JERUSALEM — The State Department has, for a second time in two months, reneged on its offer to three Palestinians in Gaza to study in the United States on Fulbright grants, this time citing unspecified security concerns.
The three were part of a group of seven Fulbright winners whose grants were first withdrawn at the end of May when the State Department feared it would be unable to get them out of Gaza because of Israel’s closing of the coastal strip, which the Israelis say is aimed at isolating the Hamas leadership there.
When Secretary of State Condoleezza Rice heard about the withdrawals, she declared Fulbright grants to be an important part of American foreign policy and the scholarships were reinstated. The students needed to undergo individual Israeli security checks in order to leave Gaza and travel first to the American Consulate in Jerusalem for a visa interview and then to fly out.
Four of the seven were cleared but three were told by Israel that they were security risks and could not enter the country. Skeptical American officials asked for details but said they only got broad accusations of links to Hamas; the officials still wanted to offer the grants. The consulate brought from Washington high-priced mobile fingerprinting equipment and sent several officials to the Israel-Gaza border to interview the three Palestinians on July 10.
Three weeks later, on July 30, all three were informed that they had cleared the security screening and were granted their visas.
Two days later, the visas were revoked although not before Israel allowed one of the grantees, Fidaa Abed, to leave Gaza to fly to Washington unaware of his changed status. He was informed at the airport that his visa was no longer valid, flown back to Amman, Jordan, and instructed to return to Gaza. He remains in Amman.

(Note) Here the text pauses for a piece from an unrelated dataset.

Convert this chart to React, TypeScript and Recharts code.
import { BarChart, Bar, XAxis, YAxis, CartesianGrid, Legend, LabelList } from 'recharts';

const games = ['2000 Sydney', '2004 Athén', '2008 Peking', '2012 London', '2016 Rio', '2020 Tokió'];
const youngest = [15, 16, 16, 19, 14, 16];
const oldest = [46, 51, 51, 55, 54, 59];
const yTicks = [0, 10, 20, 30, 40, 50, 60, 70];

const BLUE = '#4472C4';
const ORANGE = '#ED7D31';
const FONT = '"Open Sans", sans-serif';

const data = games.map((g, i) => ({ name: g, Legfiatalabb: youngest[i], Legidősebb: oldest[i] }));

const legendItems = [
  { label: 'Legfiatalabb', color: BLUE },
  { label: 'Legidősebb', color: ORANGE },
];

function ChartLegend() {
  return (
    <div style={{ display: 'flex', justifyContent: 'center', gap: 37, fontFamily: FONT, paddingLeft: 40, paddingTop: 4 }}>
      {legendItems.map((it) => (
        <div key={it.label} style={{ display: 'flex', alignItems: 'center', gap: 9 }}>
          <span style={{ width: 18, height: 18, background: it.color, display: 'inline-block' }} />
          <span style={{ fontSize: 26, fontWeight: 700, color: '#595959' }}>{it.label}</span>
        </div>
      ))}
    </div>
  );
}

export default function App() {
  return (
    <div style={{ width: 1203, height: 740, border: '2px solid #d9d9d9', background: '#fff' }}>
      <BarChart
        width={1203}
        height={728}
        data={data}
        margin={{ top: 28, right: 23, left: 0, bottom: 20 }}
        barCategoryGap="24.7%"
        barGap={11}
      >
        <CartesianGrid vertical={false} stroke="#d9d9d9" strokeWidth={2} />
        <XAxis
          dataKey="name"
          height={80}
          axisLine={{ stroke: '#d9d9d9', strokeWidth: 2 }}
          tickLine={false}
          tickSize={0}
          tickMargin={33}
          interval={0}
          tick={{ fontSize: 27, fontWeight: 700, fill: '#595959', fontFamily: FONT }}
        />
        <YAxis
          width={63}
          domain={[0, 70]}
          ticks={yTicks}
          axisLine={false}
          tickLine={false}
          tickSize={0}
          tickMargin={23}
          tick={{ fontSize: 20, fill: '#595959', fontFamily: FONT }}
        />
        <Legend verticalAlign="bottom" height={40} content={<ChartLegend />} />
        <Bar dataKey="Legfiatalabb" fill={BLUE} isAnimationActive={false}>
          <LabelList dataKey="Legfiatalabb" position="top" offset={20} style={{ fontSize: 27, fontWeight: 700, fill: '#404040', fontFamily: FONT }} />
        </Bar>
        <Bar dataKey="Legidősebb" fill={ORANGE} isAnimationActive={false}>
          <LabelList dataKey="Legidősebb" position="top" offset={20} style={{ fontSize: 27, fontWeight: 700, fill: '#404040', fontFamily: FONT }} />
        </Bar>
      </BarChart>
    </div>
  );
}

On Monday, the American Consulate in Jerusalem sent letters to Mr. Abed and the two other grantees still in Gaza saying “information has come to light that you may be inadmissible to the United States,” and therefore their visas were being revoked. In Washington, Gonzalo Gallegos, a State Department spokesman, declined to get into specifics, but said that the visas were revoked because “we got more information” about the grantees.

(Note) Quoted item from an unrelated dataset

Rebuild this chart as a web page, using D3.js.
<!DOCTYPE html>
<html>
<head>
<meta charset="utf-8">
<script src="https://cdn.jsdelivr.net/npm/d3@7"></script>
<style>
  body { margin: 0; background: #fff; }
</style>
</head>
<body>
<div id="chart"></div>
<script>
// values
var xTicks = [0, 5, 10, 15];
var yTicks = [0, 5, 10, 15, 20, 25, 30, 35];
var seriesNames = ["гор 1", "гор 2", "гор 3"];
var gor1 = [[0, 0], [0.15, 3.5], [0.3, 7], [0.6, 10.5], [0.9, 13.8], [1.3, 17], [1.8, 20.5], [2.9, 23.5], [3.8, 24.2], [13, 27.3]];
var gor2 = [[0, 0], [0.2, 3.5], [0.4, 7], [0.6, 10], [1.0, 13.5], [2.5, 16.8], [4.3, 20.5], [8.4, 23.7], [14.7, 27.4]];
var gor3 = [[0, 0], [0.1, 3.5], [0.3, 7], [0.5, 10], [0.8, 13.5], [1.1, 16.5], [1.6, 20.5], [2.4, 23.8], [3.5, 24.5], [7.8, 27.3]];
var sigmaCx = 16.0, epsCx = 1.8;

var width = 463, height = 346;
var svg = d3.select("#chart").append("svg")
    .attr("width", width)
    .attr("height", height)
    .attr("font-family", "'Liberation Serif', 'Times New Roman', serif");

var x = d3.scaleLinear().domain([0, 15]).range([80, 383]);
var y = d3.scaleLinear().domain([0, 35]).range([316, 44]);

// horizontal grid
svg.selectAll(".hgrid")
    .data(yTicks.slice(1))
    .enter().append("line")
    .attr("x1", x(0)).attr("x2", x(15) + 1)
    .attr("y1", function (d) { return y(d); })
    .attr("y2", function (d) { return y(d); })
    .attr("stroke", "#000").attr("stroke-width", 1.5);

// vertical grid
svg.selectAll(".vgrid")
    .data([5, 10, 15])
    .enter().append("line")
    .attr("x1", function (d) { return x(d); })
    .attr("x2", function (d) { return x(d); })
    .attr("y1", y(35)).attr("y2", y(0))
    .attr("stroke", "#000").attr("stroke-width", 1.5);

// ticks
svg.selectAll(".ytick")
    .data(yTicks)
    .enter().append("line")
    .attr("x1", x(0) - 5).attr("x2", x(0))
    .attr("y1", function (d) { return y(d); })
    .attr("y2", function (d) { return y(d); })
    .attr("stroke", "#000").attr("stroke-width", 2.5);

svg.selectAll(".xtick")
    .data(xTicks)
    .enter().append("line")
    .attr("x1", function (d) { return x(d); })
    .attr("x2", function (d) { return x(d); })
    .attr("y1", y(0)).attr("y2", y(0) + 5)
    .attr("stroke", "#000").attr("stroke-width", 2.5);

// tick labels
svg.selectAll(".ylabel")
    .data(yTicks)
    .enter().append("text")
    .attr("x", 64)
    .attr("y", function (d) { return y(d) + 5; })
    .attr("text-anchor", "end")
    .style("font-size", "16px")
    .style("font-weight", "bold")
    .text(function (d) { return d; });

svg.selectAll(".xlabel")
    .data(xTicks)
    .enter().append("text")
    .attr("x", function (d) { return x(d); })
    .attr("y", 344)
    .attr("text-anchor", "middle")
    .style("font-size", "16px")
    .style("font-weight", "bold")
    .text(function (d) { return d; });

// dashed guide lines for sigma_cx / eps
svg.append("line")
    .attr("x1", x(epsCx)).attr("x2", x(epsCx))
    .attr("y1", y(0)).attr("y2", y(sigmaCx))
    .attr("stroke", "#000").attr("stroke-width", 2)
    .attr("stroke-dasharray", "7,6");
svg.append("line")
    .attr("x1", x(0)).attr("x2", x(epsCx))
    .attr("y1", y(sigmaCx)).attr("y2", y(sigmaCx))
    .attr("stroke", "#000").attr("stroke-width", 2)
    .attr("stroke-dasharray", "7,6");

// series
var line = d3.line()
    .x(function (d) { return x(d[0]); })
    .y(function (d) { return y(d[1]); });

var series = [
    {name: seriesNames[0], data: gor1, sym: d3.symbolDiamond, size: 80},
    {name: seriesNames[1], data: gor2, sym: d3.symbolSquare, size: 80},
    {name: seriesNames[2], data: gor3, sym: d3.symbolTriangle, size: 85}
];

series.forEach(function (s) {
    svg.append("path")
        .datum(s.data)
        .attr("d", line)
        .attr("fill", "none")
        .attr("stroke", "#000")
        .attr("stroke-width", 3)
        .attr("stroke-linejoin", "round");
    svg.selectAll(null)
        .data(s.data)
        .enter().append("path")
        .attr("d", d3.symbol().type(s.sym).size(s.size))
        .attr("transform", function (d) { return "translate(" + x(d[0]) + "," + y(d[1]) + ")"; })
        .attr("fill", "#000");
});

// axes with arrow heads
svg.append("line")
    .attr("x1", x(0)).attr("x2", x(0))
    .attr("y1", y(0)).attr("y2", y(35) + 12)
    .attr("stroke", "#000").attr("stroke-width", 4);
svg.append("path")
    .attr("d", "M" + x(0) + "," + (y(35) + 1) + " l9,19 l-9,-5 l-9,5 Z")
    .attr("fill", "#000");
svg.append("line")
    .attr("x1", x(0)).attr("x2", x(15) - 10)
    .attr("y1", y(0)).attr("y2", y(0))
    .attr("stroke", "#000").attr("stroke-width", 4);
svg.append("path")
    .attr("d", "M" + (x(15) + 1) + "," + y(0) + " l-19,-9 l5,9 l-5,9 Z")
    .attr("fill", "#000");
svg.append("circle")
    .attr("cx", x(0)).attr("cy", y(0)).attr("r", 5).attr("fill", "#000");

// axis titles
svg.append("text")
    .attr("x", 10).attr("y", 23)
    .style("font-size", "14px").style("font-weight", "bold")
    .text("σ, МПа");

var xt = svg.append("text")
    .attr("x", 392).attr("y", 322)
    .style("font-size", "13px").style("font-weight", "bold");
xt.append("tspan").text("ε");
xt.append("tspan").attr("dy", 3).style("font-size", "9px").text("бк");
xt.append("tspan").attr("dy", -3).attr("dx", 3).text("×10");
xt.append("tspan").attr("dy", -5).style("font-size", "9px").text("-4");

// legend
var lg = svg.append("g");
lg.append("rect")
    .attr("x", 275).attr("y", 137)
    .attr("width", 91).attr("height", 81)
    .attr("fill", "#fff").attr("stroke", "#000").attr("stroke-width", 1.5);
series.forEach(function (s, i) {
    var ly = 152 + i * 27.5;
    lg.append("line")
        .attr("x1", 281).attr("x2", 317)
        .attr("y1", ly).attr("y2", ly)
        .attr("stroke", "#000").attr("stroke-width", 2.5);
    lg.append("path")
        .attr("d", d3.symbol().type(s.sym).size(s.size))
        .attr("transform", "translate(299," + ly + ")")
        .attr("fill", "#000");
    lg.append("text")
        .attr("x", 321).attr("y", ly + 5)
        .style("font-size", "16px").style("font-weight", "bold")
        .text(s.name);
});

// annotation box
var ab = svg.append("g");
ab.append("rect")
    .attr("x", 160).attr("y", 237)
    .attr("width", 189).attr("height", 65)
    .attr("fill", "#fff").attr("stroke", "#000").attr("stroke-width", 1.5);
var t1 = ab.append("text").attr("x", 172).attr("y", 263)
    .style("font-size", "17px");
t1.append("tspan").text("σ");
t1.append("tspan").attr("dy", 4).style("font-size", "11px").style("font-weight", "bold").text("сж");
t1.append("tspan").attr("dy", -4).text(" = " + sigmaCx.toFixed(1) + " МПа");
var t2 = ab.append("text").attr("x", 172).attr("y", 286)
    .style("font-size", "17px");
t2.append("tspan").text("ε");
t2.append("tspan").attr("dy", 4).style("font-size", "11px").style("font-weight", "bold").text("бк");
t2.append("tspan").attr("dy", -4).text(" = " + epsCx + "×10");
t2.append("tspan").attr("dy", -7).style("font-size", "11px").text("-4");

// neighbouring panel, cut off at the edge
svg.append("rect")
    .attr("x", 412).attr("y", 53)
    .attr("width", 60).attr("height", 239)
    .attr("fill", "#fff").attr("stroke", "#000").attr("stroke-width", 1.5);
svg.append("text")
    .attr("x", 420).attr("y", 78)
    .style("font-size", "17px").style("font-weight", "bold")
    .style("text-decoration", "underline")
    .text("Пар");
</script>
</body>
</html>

A senior State Department official, who spoke on the condition of anonymity, said that Ms. Rice was very unhappy about how these cases had been handled and that a thorough review had been ordered to prevent a recurrence. The official added that the latest information about the three Palestinians was enough to give pause but that “we really have to scrub it and are now going to take a good look to see if it holds.”
Israeli officials, who had insisted that the three posed a risk, expressed satisfaction that their message had gotten through.
A senior Israeli official said that after the United States had granted the visas, “the process of Israeli-American contacts on the matter did not cease, and more specific information was provided.”
Of the four Gaza Fulbright winners who were permitted to leave, three are in the United States already; one dropped out of the program the night before her departure because she did not want to give up her current lectureship in Gaza.